◆ **Material provided**
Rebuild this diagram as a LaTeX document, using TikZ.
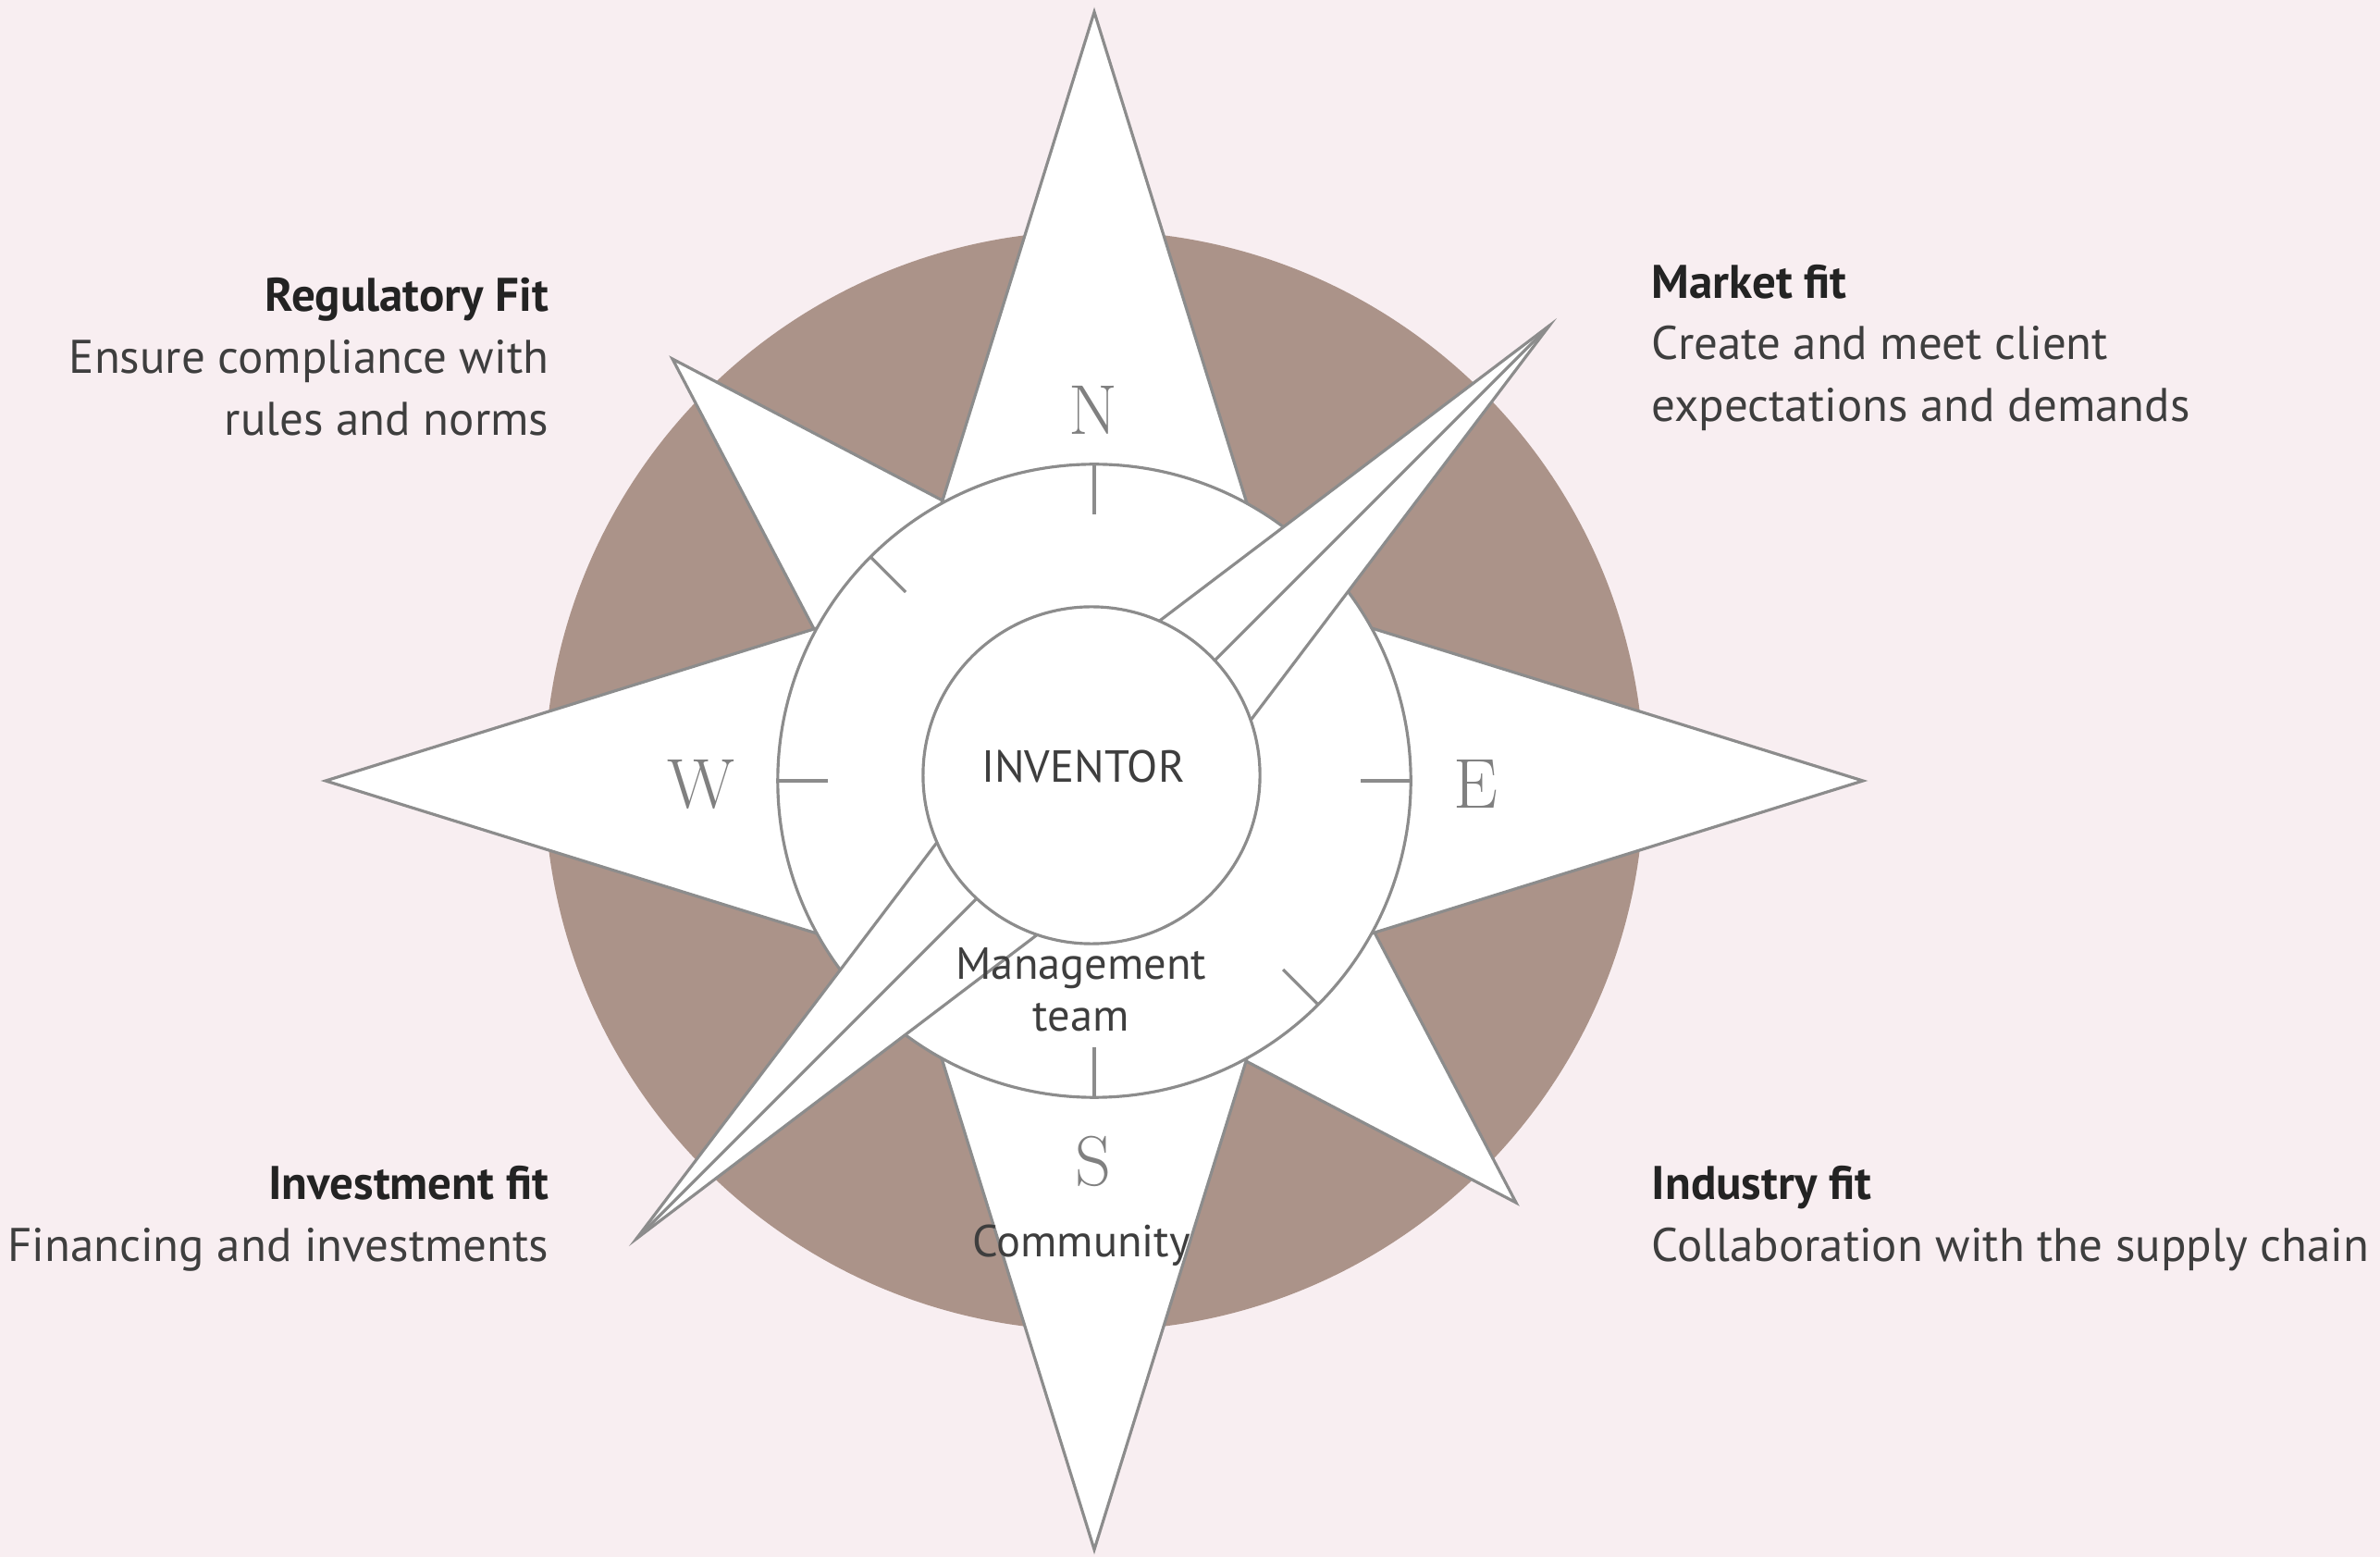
\documentclass[tikz,border=0pt]{standalone}
\usepackage{fontspec}
\newfontfamily\labelfont{PT Sans}
\definecolor{paper}{RGB}{248,238,241}
\definecolor{dial}{RGB}{171,147,137}
\definecolor{rim}{RGB}{140,140,140}
\definecolor{ink}{RGB}{62,62,62}
\definecolor{inkdark}{RGB}{35,35,35}
\definecolor{compassletter}{RGB}{128,128,128}

\begin{document}
\begin{tikzpicture}[x=0.01cm,y=-0.01cm,
  face/.style={fill=white,draw=rim,line width=0.9pt,line join=miter},
  ring/.style={fill=white,draw=rim,line width=0.9pt},
  tickmark/.style={draw=rim,line width=0.9pt},
  lab/.style={font=\labelfont\fontsize{14.5}{19}\selectfont,text=ink,inner sep=0pt},
  centrelab/.style={font=\labelfont\fontsize{13.8}{16}\selectfont,text=ink,inner sep=0pt,align=center},
  cardinal/.style={font=\fontsize{21.7}{24}\selectfont,text=compassletter,inner sep=0pt}
]
% page and background
\useasboundingbox (0,0) rectangle (2573,1683);
\fill[paper] (0,0) rectangle (2573,1683);

\begin{scope}[shift={(1183,844)}]
  % brown dial
  \fill[dial] (0,0) circle [radius=5.94cm];

  % short diagonal points
  \draw[face] (-456,-456) -- (0,-217) -- (0,0) -- (-217,0) -- cycle;
  \draw[face] (456,456) -- (0,217) -- (0,0) -- (217,0) -- cycle;

  % long cardinal points
  \draw[face] (0,-831) -- (197,-197) -- (0,0) -- (-197,-197) -- cycle;
  \draw[face] (831,0) -- (197,197) -- (0,0) -- (197,-197) -- cycle;
  \draw[face] (0,831) -- (-197,197) -- (0,0) -- (197,197) -- cycle;
  \draw[face] (-831,0) -- (-197,-197) -- (0,0) -- (-197,197) -- cycle;

  % middle ring
  \draw[ring] (0,0) circle [radius=3.42cm];

  % ticks on the ring
  \draw[tickmark] (0,-342) -- (0,-288);
  \draw[tickmark] (0,342) -- (0,288);
  \draw[tickmark] (342,0) -- (288,0);
  \draw[tickmark] (-342,0) -- (-288,0);
  \draw[tickmark] (-242,-242) -- (-204,-204);
  \draw[tickmark] (242,242) -- (204,204);

  % needle NE--SW
  \draw[face] (492,-492) -- (68,68) -- (-495,495) -- (-68,-68) -- cycle;
  \draw[tickmark] (492,-492) -- (-495,495);

  % inner disc
  \draw[ring] (-3,-6) circle [radius=1.82cm];

  % cardinal letters
  \node[cardinal] (north) at (-1,-401) {N};
  \node[cardinal] (east) at (412,4) {E};
  \node[cardinal] (south) at (-1,411) {S};
  \node[cardinal] (west) at (-425,4) {W};

  % centre labels
  \node[centrelab] (inventor) at (-12,-15) {INVENTOR};
  \node[centrelab] (mgmt) at (-14,226) {Management\\team};
  \node[centrelab] (community) at (-14,502) {Community};
\end{scope}

% side labels
\node[lab,align=right,anchor=east] (regulatory) at (594,386)
  {{\color{inkdark}\bfseries Regulatory Fit}\\Ensure compliance with\\rules and norms};
\node[lab,align=left,anchor=west] (market) at (1785,376)
  {{\color{inkdark}\bfseries Market fit}\\Create and meet client\\expectations and demands};
\node[lab,align=right,anchor=east] (investment) at (594,1317)
  {{\color{inkdark}\bfseries Investment fit}\\Financing and investments};
\node[lab,align=left,anchor=west] (industry) at (1785,1317)
  {{\color{inkdark}\bfseries Industry fit}\\Collaboration with the supply chain};
\end{tikzpicture}
\end{document}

◆ **What you need to do**
Copy exactly the lines running from the beginning of the listing through the line that has "(217,0) -- cycle;". Drop the pictures.

◆ **Result of this exercise**
Rebuild this diagram as a LaTeX document, using TikZ.
\documentclass[tikz,border=0pt]{standalone}
\usepackage{fontspec}
\newfontfamily\labelfont{PT Sans}
\definecolor{paper}{RGB}{248,238,241}
\definecolor{dial}{RGB}{171,147,137}
\definecolor{rim}{RGB}{140,140,140}
\definecolor{ink}{RGB}{62,62,62}
\definecolor{inkdark}{RGB}{35,35,35}
\definecolor{compassletter}{RGB}{128,128,128}

\begin{document}
\begin{tikzpicture}[x=0.01cm,y=-0.01cm,
  face/.style={fill=white,draw=rim,line width=0.9pt,line join=miter},
  ring/.style={fill=white,draw=rim,line width=0.9pt},
  tickmark/.style={draw=rim,line width=0.9pt},
  lab/.style={font=\labelfont\fontsize{14.5}{19}\selectfont,text=ink,inner sep=0pt},
  centrelab/.style={font=\labelfont\fontsize{13.8}{16}\selectfont,text=ink,inner sep=0pt,align=center},
  cardinal/.style={font=\fontsize{21.7}{24}\selectfont,text=compassletter,inner sep=0pt}
]
% page and background
\useasboundingbox (0,0) rectangle (2573,1683);
\fill[paper] (0,0) rectangle (2573,1683);

\begin{scope}[shift={(1183,844)}]
  % brown dial
  \fill[dial] (0,0) circle [radius=5.94cm];

  % short diagonal points
  \draw[face] (-456,-456) -- (0,-217) -- (0,0) -- (-217,0) -- cycle;
  \draw[face] (456,456) -- (0,217) -- (0,0) -- (217,0) -- cycle;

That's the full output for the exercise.